Attaque à Annecy (F)Abdalmasih H., réfugié syrien en errance, auteur de la violence ultime
Le lendemain de l’attaque de très jeunes enfants dans un parc à Annecy (F), les raisons qui ont poussé l’assaillant à commettre l’impensable sont encore floues.
Geste de désespoir, crise de folie? Difficile d’expliquer pourquoi Abdalmasih H., un réfugié syrien en errance en France, après plusieurs années de stabilité en Suède, a brusquement attaqué au couteau six personnes, dont quatre enfants en bas âge, jeudi matin dans un parc d’Annecy (est de la France). L’homme né en 1991 est arrivé en octobre dernier dans la paisible ville de Haute-Savoie, au cœur des Alpes. Il n’était connu d’aucun service de renseignement et sans antécédent psychiatrique connu.
Depuis son interpellation, il n’a pas donné d’explication sur son geste et a fait «obstruction à la garde à vue», notamment en se «roulant par terre», selon une source proche de l’enquête. Il devait être soumis dans la journée à un examen psychiatrique qui déterminera s’il y a eu ou pas altération du discernement. De lui, on sait qu’il est chrétien, qu’il a un enfant de trois ans et qu’il a divorcé l’an dernier, après plusieurs années de vie de famille.
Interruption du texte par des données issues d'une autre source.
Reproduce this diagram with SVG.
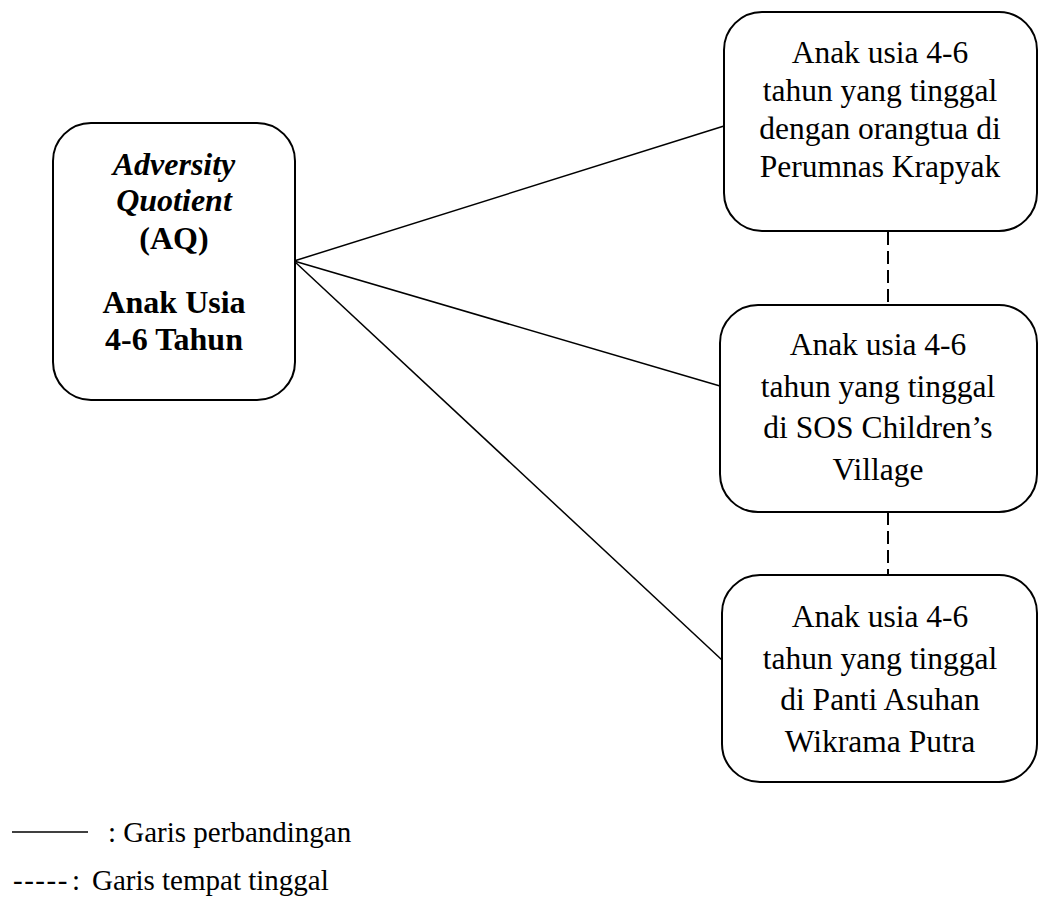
<svg xmlns="http://www.w3.org/2000/svg" width="1039" height="920" viewBox="0 0 1039 920">
<style>
.box{fill:#fff;stroke:#000;stroke-width:2}
.t{font-family:"Liberation Serif","Times New Roman",serif;font-size:31.5px;fill:#000;text-anchor:middle}
.b{font-weight:bold;font-size:32px}
.bi{font-weight:bold;font-style:italic;font-size:32px}
.ln{stroke:#000;stroke-width:1.5;fill:none}
.dash{stroke:#000;stroke-width:2;stroke-dasharray:13 6;fill:none}
.lg{font-family:"Liberation Serif","Times New Roman",serif;font-size:29px;fill:#000}
</style>
<rect width="1039" height="920" fill="#fff"/>
<g id="connectors">
<line class="ln" x1="294" y1="261" x2="724" y2="126"/>
<line class="ln" x1="294" y1="261" x2="720" y2="386"/>
<line class="ln" x1="294" y1="261" x2="722" y2="660"/>
<line class="dash" x1="888" y1="232" x2="888" y2="305"/>
<line class="dash" x1="888" y1="512" x2="888" y2="575"/>
</g>
<g id="node-aq">
<rect class="box" x="53" y="123" width="242" height="277" rx="38" ry="38"/>
<text class="t bi" x="174" y="175">Adversity</text>
<text class="t bi" x="174" y="211">Quotient</text>
<text class="t b" x="174" y="249">(AQ)</text>
<text class="t b" x="174" y="313">Anak Usia</text>
<text class="t b" x="174" y="350">4-6 Tahun</text>
</g>
<g id="node-krapyak">
<rect class="box" x="724" y="12" width="313" height="219" rx="38" ry="38"/>
<text class="t" x="880" y="63">Anak usia 4-6</text>
<text class="t" x="880" y="101">tahun yang tinggal</text>
<text class="t" x="880" y="139">dengan orangtua di</text>
<text class="t" x="880" y="177">Perumnas Krapyak</text>
</g>
<g id="node-sos">
<rect class="box" x="720" y="305" width="317" height="207" rx="38" ry="38"/>
<text class="t" x="878" y="355">Anak usia 4-6</text>
<text class="t" x="878" y="397">tahun yang tinggal</text>
<text class="t" x="878" y="438">di SOS Children’s</text>
<text class="t" x="878" y="480">Village</text>
</g>
<g id="node-panti">
<rect class="box" x="722" y="575" width="315" height="207" rx="38" ry="38"/>
<text class="t" x="880" y="627">Anak usia 4-6</text>
<text class="t" x="880" y="668.5">tahun yang tinggal</text>
<text class="t" x="880" y="710">di Panti Asuhan</text>
<text class="t" x="880" y="752">Wikrama Putra</text>
</g>
<g id="legend">
<line class="ln" x1="12" y1="832" x2="88" y2="832"/>
<text class="lg" x="108" y="842">: Garis perbandingan</text>
<text class="lg" x="13" y="890" letter-spacing="1.5">-----</text>
<text class="lg" x="72" y="890">:</text>
<text class="lg" x="92" y="890">Garis tempat tinggal</text>
</g>
</svg>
Son ex-épouse est une Syrienne réfugiée comme lui qui a obtenu la nationalité suédoise.
Fuite de la Syrie en 2011
Selon sa mère, jointe par l’AFP aux États-Unis où elle vit depuis dix ans, il avait fait son service militaire obligatoire en Syrie, avant de fuir son pays en 2011 à cause de la guerre civile, puis avait réussi à gagner la Suède via la Turquie puis la Grèce.
«Nous nous sommes rencontrés en Turquie, nous sommes tombés amoureux (…) Après deux ans, nous nous sommes mariés, mais il n’a pas pu obtenir la nationalité suédoise, donc il a décidé de quitter le pays. Nous nous sommes séparés parce que je ne voulais pas quitter la Suède», a confié son ex-épouse, jointe par l’AFP à Trollhättan (sud-ouest de la Suède).
Selon les autorités françaises, il avait obtenu le statut de réfugié en Suède, le 26 avril 2003, et voyageait en situation régulière. Raison pour laquelle la police l’a laissé repartir après l’avoir contrôlé dimanche dernier parce qu’il se lavait dans les eaux du lac d’Annecy, selon le ministre de l’Intérieur, Gérald Darmanin. L’Autorité suédoise des Migrations a pour sa part indiqué qu’il avait reçu un permis de séjour en 2013, mais a plusieurs fois échoué à obtenir la nationalité suédoise depuis 2017.
Sans domicile fixe
L’homme avait déposé des demandes d’asile en Suisse, Italie et France, où son dossier a été rejeté tout récemment. «Notification lui a été faite qu’il ne pouvait pas avoir l’asile en France, car il l’avait en Suède», a détaillé jeudi le ministre français de l’Intérieur. Lors d’un rare échange avec son ex-femme après son départ, Abdalmasih H. lui a expliqué qu’il vivait «dans une église» en France. C’était il y a quatre mois.
À Annecy, il était sans domicile fixe. «Il bénéficiait de l’allocation pour demandeur d’asile depuis qu’il s’était enregistré comme tel» mais, faute de place, «n’a jamais été pris en charge au titre de l’hébergement dans le dispositif national d’accueil», a indiqué le directeur général de l’Office français de l’immigration et de l’intégration (Ofii), Didier Leschi.
Deux mois sur un banc
Un employé des pontons du lac d’Annecy a confié au quotidien régional «Le Dauphiné Libéré» l’avoir vu sur un banc au bord du lac, «chaque jour du matin au soir, qu’il fasse beau ou mauvais», depuis environ deux mois. Il décrit un homme «qui marmonnait dans sa barbe», sans agressivité apparente.
Selon sa mère, Abdalmasih H. souffrait d’une «grave dépression» et ses échecs pour obtenir un passeport suédois ont aggravé son état. «C’est ma belle-fille qui m’a dit ça», a-t-elle précisé à l’AFP. «Elle disait qu’il n’était jamais bien, toujours déprimé, avec des idées noires, il ne voulait pas quitter la maison, il ne voulait pas travailler...» «Il a demandé la nationalité, il a eu un rejet», a priori parce qu’il a fait l’armée syrienne, a-t-elle dit: «Ça l’a probablement rendu fou».
Au moment du drame, il n’était «ni sous l’emprise de stupéfiant ni sous l’emprise d’alcool», selon la procureure d’Annecy Line Bonnet-Mathis. À ce stade, son geste reste sans «mobile terroriste apparent», a-t-elle dit jeudi, sans exclure «un acte insensé».